EXERCISE DETAILS:
Reproduce all of the data below without alteration; exclude every picture.

MATERIAL PROVIDED:
##############################

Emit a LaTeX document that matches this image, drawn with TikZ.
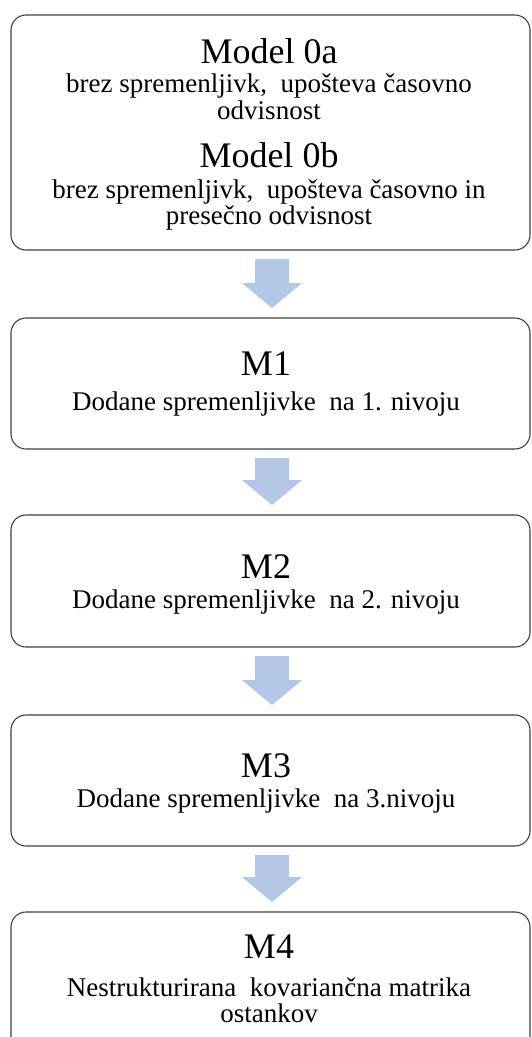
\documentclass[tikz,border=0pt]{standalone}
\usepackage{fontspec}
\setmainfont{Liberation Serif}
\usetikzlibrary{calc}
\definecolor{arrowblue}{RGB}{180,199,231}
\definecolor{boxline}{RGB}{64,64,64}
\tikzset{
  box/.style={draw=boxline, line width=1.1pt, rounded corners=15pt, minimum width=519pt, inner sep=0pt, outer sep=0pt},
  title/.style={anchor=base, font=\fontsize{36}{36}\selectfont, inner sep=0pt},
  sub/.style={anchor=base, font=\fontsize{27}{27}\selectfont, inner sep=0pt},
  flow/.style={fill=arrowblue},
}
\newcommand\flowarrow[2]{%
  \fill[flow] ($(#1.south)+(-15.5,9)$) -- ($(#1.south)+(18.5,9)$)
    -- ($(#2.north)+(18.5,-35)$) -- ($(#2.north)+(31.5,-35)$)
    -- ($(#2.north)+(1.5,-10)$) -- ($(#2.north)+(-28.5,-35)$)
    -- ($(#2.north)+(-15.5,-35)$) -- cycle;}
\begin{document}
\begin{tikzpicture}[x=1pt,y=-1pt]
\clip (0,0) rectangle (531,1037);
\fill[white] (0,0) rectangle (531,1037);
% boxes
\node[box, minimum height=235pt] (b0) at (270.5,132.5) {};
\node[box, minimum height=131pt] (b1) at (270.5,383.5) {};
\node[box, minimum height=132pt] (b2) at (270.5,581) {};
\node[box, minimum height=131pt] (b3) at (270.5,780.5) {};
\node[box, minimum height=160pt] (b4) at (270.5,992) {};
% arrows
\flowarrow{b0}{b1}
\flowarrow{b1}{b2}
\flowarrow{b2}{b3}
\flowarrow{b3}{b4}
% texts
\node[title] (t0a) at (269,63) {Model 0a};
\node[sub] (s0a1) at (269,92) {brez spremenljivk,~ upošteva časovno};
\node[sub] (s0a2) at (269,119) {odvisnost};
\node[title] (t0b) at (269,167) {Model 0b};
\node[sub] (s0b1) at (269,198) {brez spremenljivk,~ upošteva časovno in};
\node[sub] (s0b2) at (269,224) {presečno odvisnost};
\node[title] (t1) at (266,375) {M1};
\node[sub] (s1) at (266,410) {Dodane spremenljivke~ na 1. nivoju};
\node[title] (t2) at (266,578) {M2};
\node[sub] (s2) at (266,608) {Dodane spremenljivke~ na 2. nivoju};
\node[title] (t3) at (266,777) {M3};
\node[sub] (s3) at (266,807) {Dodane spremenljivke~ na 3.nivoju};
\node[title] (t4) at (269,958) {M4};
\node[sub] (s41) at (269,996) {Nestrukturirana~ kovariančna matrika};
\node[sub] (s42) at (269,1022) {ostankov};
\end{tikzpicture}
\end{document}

##############################

THE ANSWER:
Emit a LaTeX document that matches this image, drawn with TikZ.
\documentclass[tikz,border=0pt]{standalone}
\usepackage{fontspec}
\setmainfont{Liberation Serif}
\usetikzlibrary{calc}
\definecolor{arrowblue}{RGB}{180,199,231}
\definecolor{boxline}{RGB}{64,64,64}
\tikzset{
  box/.style={draw=boxline, line width=1.1pt, rounded corners=15pt, minimum width=519pt, inner sep=0pt, outer sep=0pt},
  title/.style={anchor=base, font=\fontsize{36}{36}\selectfont, inner sep=0pt},
  sub/.style={anchor=base, font=\fontsize{27}{27}\selectfont, inner sep=0pt},
  flow/.style={fill=arrowblue},
}
\newcommand\flowarrow[2]{%
  \fill[flow] ($(#1.south)+(-15.5,9)$) -- ($(#1.south)+(18.5,9)$)
    -- ($(#2.north)+(18.5,-35)$) -- ($(#2.north)+(31.5,-35)$)
    -- ($(#2.north)+(1.5,-10)$) -- ($(#2.north)+(-28.5,-35)$)
    -- ($(#2.north)+(-15.5,-35)$) -- cycle;}
\begin{document}
\begin{tikzpicture}[x=1pt,y=-1pt]
\clip (0,0) rectangle (531,1037);
\fill[white] (0,0) rectangle (531,1037);
% boxes
\node[box, minimum height=235pt] (b0) at (270.5,132.5) {};
\node[box, minimum height=131pt] (b1) at (270.5,383.5) {};
\node[box, minimum height=132pt] (b2) at (270.5,581) {};
\node[box, minimum height=131pt] (b3) at (270.5,780.5) {};
\node[box, minimum height=160pt] (b4) at (270.5,992) {};
% arrows
\flowarrow{b0}{b1}
\flowarrow{b1}{b2}
\flowarrow{b2}{b3}
\flowarrow{b3}{b4}
% texts
\node[title] (t0a) at (269,63) {Model 0a};
\node[sub] (s0a1) at (269,92) {brez spremenljivk,~ upošteva časovno};
\node[sub] (s0a2) at (269,119) {odvisnost};
\node[title] (t0b) at (269,167) {Model 0b};
\node[sub] (s0b1) at (269,198) {brez spremenljivk,~ upošteva časovno in};
\node[sub] (s0b2) at (269,224) {presečno odvisnost};
\node[title] (t1) at (266,375) {M1};
\node[sub] (s1) at (266,410) {Dodane spremenljivke~ na 1. nivoju};
\node[title] (t2) at (266,578) {M2};
\node[sub] (s2) at (266,608) {Dodane spremenljivke~ na 2. nivoju};
\node[title] (t3) at (266,777) {M3};
\node[sub] (s3) at (266,807) {Dodane spremenljivke~ na 3.nivoju};
\node[title] (t4) at (269,958) {M4};
\node[sub] (s41) at (269,996) {Nestrukturirana~ kovariančna matrika};
\node[sub] (s42) at (269,1022) {ostankov};
\end{tikzpicture}
\end{document}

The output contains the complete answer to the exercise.